LLM Token Production Energy Cost

Calculation Methodology

Energy Calculation: The calculator uses the active parameter count when estimating compute. Each token triggers roughly $2 \times N_{active}$ floating-point operations, so total energy is $E = \frac{2 \times N_{active} \times T}{\eta}$ , where $\eta$ is hardware efficiency in FLOPs/Joule.

• Overall parameters represent the full model size (all experts for MoE).
• Active parameters are the subset actually multiplied for a single token. Dense models haveactive = overall; MoE models often have active ≪ overall.
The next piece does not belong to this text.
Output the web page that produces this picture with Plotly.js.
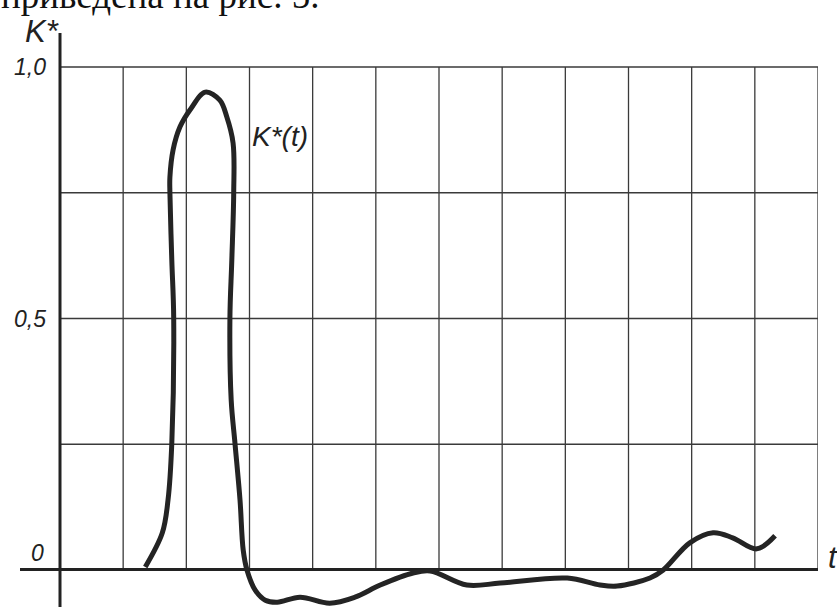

This distinction means MoE models show lower compute-energy and cost here than equally sized dense models. We do not currently account for memory bandwidth or expert-routing overhead, so real-world MoE energy can be somewhat higher.

Carbon Emissions: $E_{\text{kWh}} \times I_{\text{grid}}$ , where $I_{\text{grid}}$ is the region-specific carbon intensity (kg CO₂/kWh). Selecting cleaner grids (lower $I_{grid}$ ) therefore reduces emissions even when energy use is unchanged.

Hardware Assumptions: Based on NVIDIA H100 specifications (~ $6.59 \times 10^{11}$ FLOPs/Joule, conservative estimate). Precision improvements (FP16/FP8) increase efficiency by 2×/4× respectively.

Variable definitions: $N_{active}$ – active parameters (billions); $T$ – token count; $E_{\text{kWh}}$ – total energy in kilowatt-hours; $I_{\text{grid}}$ – regional carbon intensity (kg CO₂/kWh); $\eta$ – hardware efficiency (FLOPs/J).

Sources: Özcan et al. (2023), "Quantifying the Energy Consumption and Carbon Emissions of LLM Inference via Simulations"